Multi-agent OpenClaw deployments — particularly those running large pools of Codex agents against a shared GitHub Copilot OAuth profile — have long been plagued by a subtle but disruptive failure mode. A new fix merged today puts an end to it.
PR #67876, contributed by visionik and co-authored with HeroSizy, lands a cross-agent OAuth refresh serialization layer that resolves the long-tracked issue #26322.
The Problem: Refresh Token Storms
When a shared OAuth token expires and multiple agents hold it simultaneously, every agent races to refresh it at the same time. Providers like GitHub rotate the refresh token on each successful call, which means only the first agent's refresh wins. Every other agent receives a refresh_token_reused HTTP 401 — and cascades into model fallback, even though fresh credentials are now available.

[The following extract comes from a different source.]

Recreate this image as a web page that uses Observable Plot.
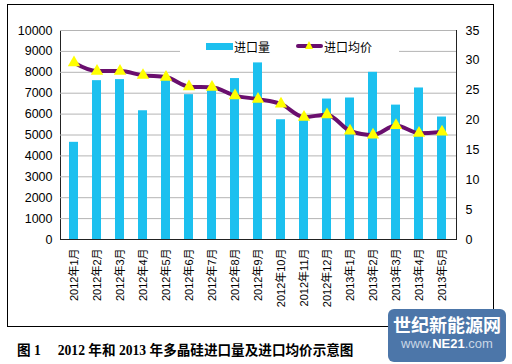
<!DOCTYPE html>
<html>
<head>
<meta charset="utf-8">
<script src="https://cdn.jsdelivr.net/npm/d3@7"></script>
<script src="https://cdn.jsdelivr.net/npm/@observablehq/plot@0.6"></script>
<style>
  html, body { margin: 0; padding: 0; background: #fff; }
  #wrap { position: relative; width: 512px; height: 364px; overflow: hidden; font-family: "Liberation Sans", Arial, "Noto Sans CJK SC", sans-serif; }
  #frame { position: absolute; left: 7px; top: 4px; width: 487px; height: 323px; border: 1px solid #000; box-sizing: border-box; }
  #chart { position: absolute; left: 0; top: 0; }
  #legend { position: absolute; left: 180px; top: 38px; width: 219px; height: 20px; background: #fff; font-size: 12px; font-family: "Noto Sans CJK SC", sans-serif; color: #000; }
  #legend .sw1 { position: absolute; left: 26px; top: 5px; width: 27px; height: 7px; background: #1cc0ef; }
  #legend .t1 { position: absolute; left: 54px; top: 0px; line-height: 17px; }
  #legend .sw2 { position: absolute; left: 116px; top: 6px; width: 27px; height: 4px; background: #6a0f6e; border-radius: 2px; }
  #legend .tri { position: absolute; left: 125px; top: 3px; width: 0; height: 0; border-left: 4.5px solid transparent; border-right: 4.5px solid transparent; border-bottom: 8px solid #ffff00; }
  #legend .t2 { position: absolute; left: 144px; top: 0px; line-height: 17px; }
  #caption { position: absolute; left: 17px; top: 339px; font-size: 13.6px; font-weight: bold; font-family: "Liberation Serif", "Noto Sans CJK SC", serif; white-space: pre; color: #000; }
  #wm { position: absolute; left: 388px; top: 309px; width: 118px; height: 53px; background: #4c76a9; border-radius: 6px; color: #fff; text-align: center; }
  #wm .a { font-family: "Noto Sans CJK SC", sans-serif; font-weight: bold; font-size: 18px; line-height: 22px; margin-top: 4px; letter-spacing: 0px; }
  #wm .b { font-family: "Liberation Sans", Arial, sans-serif; font-size: 13px; line-height: 18px; color: #c9d6e6; }
  #wm .b b { color: #fff; }
</style>
</head>
<body>
<div id="wrap">
  <div id="frame"></div>
  <div id="chart"></div>
  <div id="legend">
    <div class="sw1"></div><div class="t1">进口量</div>
    <div class="sw2"></div><div class="tri"></div><div class="t2">进口均价</div>
  </div>
  <div id="caption">图 1　 2012 年和 2013 年多晶硅进口量及进口均价示意图</div>
  <div id="wm"><div class="a">世纪新能源网</div><div class="b">www.<b>NE21</b>.com</div></div>
</div>
<script>
const months = ["2012年1月","2012年2月","2012年3月","2012年4月","2012年5月","2012年6月","2012年7月","2012年8月","2012年9月","2012年10月","2012年11月","2012年12月","2013年1月","2013年2月","2013年3月","2013年4月","2013年5月"];
const volume = [4650, 7600, 7650, 6160, 7700, 6930, 7150, 7700, 8450, 5730, 5800, 6720, 6770, 8000, 6430, 7250, 5860];
const price = [29.6, 28.2, 28.2, 27.5, 27.2, 25.6, 25.5, 24.1, 23.5, 22.7, 20.5, 20.9, 18.2, 17.5, 19.1, 17.8, 18.0];
const leftTicks = [0,1000,2000,3000,4000,5000,6000,7000,8000,9000,10000];
const rightTicks = [0,5,10,15,20,25,30,35];

const leftMax = 10000, rightMax = 35;
const k = leftMax / rightMax;
const rows = months.map((m, i) => ({m, v: volume[i], p: price[i] * k}));

const chart = Plot.plot({
  width: 512,
  height: 330,
  marginLeft: 60,
  marginRight: 56,
  marginTop: 30,
  marginBottom: 91,
  style: {fontFamily: "'Liberation Sans', Arial, 'Noto Sans CJK SC', sans-serif", fontSize: "12px", color: "#000", background: "transparent"},
  x: {domain: months, paddingInner: 0.6, paddingOuter: 0.3, label: null},
  y: {domain: [0, leftMax], label: null},
  marks: [
    Plot.frame({stroke: "#222"}),
    Plot.ruleY(leftTicks, {stroke: "#b4b4b4", strokeWidth: 1}),
    Plot.ruleY([0], {stroke: "#222"}),
    Plot.barY(rows, {x: "m", y: "v", fill: "#1cc0ef"}),
    Plot.line(rows, {x: "m", y: "p", stroke: "#6a0f6e", strokeWidth: 4, curve: "monotone-x"}),
    Plot.dot(rows, {x: "m", y: "p", symbol: "triangle", r: 4.6, fill: "#ffff00", stroke: "none"}),
    Plot.axisY(leftTicks, {anchor: "left", tickSize: 0, tickPadding: 8, fontSize: 12.5, label: null, tickFormat: d => String(d)}),
    Plot.axisY(rightTicks.map(d => d * k), {anchor: "right", tickSize: 0, tickPadding: 9, fontSize: 12.5, label: null, tickFormat: d => String(Math.round(d / k))}),
    Plot.axisX({tickRotate: -90, tickSize: 0, tickPadding: 9, fontSize: 11, label: null, fontFamily: "'Liberation Sans', Arial, 'Noto Sans CJK SC', sans-serif"})
  ]
});
document.getElementById("chart").appendChild(chart);
</script>
</body>
</html>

For anyone running 10–20 Codex agents sharing a single Copilot profile, this created a token-expiry storm roughly every 12 hours: a burst of cascading fallback errors that required manual recovery.

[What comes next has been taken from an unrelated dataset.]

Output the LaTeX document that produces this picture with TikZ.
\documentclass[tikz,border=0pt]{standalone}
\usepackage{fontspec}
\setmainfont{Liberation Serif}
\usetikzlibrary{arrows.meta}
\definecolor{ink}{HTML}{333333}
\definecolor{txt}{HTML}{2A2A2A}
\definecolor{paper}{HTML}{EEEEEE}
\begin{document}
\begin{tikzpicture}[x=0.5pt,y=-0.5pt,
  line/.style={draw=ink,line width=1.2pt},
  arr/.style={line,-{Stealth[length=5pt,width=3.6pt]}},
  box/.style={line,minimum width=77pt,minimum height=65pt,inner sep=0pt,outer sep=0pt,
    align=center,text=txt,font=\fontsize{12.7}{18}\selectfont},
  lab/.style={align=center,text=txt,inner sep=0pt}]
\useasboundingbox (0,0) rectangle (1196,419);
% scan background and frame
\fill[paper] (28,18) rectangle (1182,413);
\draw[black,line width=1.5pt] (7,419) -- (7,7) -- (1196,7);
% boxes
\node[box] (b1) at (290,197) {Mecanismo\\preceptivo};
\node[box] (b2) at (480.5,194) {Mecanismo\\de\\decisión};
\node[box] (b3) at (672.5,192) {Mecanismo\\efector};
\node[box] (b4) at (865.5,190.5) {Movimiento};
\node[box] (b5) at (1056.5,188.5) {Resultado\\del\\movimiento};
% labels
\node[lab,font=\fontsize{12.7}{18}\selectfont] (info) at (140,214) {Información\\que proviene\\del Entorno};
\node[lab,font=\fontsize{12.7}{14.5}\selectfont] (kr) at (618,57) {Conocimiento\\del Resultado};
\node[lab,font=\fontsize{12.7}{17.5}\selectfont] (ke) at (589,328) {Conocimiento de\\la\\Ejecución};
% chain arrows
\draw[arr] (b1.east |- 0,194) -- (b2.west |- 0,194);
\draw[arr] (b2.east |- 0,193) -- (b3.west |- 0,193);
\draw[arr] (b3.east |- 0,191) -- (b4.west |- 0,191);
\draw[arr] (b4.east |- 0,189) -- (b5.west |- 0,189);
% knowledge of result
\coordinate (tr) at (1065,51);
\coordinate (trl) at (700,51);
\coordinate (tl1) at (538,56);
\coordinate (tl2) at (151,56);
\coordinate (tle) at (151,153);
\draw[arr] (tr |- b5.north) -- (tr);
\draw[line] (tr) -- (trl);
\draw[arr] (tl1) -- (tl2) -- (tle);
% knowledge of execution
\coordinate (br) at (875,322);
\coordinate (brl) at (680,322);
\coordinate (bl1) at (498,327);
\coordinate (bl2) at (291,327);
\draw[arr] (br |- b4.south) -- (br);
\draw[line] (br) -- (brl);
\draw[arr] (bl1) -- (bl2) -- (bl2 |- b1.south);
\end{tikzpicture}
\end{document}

The Fix: Three Layers of Serialization
The solution stacks three distinct serialization mechanisms:
1. Cross-process file lock
A new lock path at $STATE_DIR/locks/oauth-refresh/sha256-<hex> ensures that agents across separate OS processes queue up on a single coordination point before touching a shared profile's token. The lock key now includes both the provider name and the profile ID (NUL-separated to prevent concatenation collisions), so distinct providers never needlessly block each other.

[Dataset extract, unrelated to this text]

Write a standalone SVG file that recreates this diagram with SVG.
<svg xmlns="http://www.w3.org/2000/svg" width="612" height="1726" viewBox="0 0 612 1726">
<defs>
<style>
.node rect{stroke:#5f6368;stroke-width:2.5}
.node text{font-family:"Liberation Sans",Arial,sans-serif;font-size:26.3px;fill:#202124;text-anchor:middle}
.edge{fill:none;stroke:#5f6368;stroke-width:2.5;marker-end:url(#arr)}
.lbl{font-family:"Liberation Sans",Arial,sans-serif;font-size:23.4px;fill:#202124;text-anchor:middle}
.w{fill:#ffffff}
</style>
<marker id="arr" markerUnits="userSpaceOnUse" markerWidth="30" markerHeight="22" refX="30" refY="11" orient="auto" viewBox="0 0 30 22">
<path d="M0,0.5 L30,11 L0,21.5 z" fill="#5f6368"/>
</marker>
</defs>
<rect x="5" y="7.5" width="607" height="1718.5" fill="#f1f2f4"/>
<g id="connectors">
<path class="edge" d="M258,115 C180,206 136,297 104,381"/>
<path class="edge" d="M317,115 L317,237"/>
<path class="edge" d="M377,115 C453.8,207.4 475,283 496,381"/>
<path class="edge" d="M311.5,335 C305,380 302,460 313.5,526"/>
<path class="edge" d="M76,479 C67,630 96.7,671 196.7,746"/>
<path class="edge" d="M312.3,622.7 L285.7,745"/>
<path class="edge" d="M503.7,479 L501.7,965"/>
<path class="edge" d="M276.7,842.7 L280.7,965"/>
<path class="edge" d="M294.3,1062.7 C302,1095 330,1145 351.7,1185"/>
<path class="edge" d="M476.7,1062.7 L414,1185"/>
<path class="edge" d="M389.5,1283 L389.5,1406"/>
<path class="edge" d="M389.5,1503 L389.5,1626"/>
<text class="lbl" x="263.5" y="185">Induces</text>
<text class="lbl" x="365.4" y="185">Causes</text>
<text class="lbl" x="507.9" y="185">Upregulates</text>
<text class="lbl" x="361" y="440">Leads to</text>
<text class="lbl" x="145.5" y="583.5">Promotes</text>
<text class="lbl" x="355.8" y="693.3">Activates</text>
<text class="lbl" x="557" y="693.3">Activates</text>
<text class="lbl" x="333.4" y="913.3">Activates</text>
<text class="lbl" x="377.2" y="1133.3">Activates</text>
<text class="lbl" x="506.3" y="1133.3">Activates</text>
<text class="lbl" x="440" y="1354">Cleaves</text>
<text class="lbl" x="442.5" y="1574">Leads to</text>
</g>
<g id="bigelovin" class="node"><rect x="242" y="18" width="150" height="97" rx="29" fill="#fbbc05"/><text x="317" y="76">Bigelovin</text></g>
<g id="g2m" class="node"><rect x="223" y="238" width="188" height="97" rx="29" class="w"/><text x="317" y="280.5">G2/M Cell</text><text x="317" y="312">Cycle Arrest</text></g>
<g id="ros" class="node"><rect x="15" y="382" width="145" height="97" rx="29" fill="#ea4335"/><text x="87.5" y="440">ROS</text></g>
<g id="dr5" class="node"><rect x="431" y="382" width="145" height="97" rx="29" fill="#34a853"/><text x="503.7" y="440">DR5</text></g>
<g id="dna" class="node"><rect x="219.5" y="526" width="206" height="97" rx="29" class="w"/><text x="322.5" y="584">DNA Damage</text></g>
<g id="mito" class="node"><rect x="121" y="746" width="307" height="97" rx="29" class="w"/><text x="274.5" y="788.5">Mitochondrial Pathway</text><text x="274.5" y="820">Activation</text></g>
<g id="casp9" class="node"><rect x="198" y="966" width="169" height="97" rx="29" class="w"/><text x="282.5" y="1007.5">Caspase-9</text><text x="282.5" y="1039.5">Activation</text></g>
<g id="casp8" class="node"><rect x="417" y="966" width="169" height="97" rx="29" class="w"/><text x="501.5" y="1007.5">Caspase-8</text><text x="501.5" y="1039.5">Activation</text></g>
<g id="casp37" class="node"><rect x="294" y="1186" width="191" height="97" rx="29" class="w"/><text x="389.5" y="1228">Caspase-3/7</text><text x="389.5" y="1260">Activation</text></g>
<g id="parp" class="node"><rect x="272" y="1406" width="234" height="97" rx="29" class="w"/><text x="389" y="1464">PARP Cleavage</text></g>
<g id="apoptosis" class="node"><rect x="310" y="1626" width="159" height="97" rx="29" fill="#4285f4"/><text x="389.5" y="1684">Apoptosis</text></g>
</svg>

2. In-process Promise queue
Within a single OpenClaw process, a keyed Promise chain prevents concurrent async calls from slipping past the file lock simultaneously — a scenario that's easy to hit in the async JS runtime when many tool calls land at once.
3. Credential mirroring with identity validation
After a successful refresh, the fresh credential is mirrored back into the main-agent store. Peers that acquire the lock afterward skip their own HTTP refresh and adopt the already-fresh credential instead. This collapses N serialized refreshes into 1 real refresh + (N-1) cheap adoptions.
A new isSafeToCopyOAuthIdentity gate guards the mirror and adoption paths: it allows credential copies only when there is no positive identity mismatch and the incoming credential carries at least as much identity evidence (accountId, email) as the existing entry. This prevents a misconfigured sub-agent from overwriting the main store with foreign-account tokens — closing a CWE-284-class authorization issue that Aisle flagged during review.
Lock Timeout Safety
The file lock carries a 3-minute stale timeout (stale = 180,000ms). A hard OAUTH_REFRESH_CALL_TIMEOUT_MS = 120,000ms cap on the underlying HTTP call guarantees the invariant: every legitimate refresh completes before the lock can be reclaimed by a waiting peer. The two constants are explicitly tested to enforce the call_timeout < stale relationship.
Who Is Affected?
This fix is most impactful for:
- Multi-agent Codex setups — 10+
openai-codexagents sharing a GitHub Copilot OAuth profile - Team deployments — isolated agent sessions that share a single provider account
- Automated pipelines — long-running agent pools with periodic token expiration
Single-agent installs will see no behavioral change. The lock overhead is negligible for the common case.
Test Coverage
The PR ships 80+ new tests across 11 files, including seeded-RNG fuzz suites covering ~4,500 adversarial inputs. The headline test — oauth.concurrent-20-agents.test.ts — fires 20 agents simultaneously against a single profile and asserts that exactly one HTTP refresh call fires while all 20 agents receive the same fresh token. Lock path safety is validated against 2,700+ adversarial profile ID inputs.
The fix is available in the current main branch and will ship in the next OpenClaw release.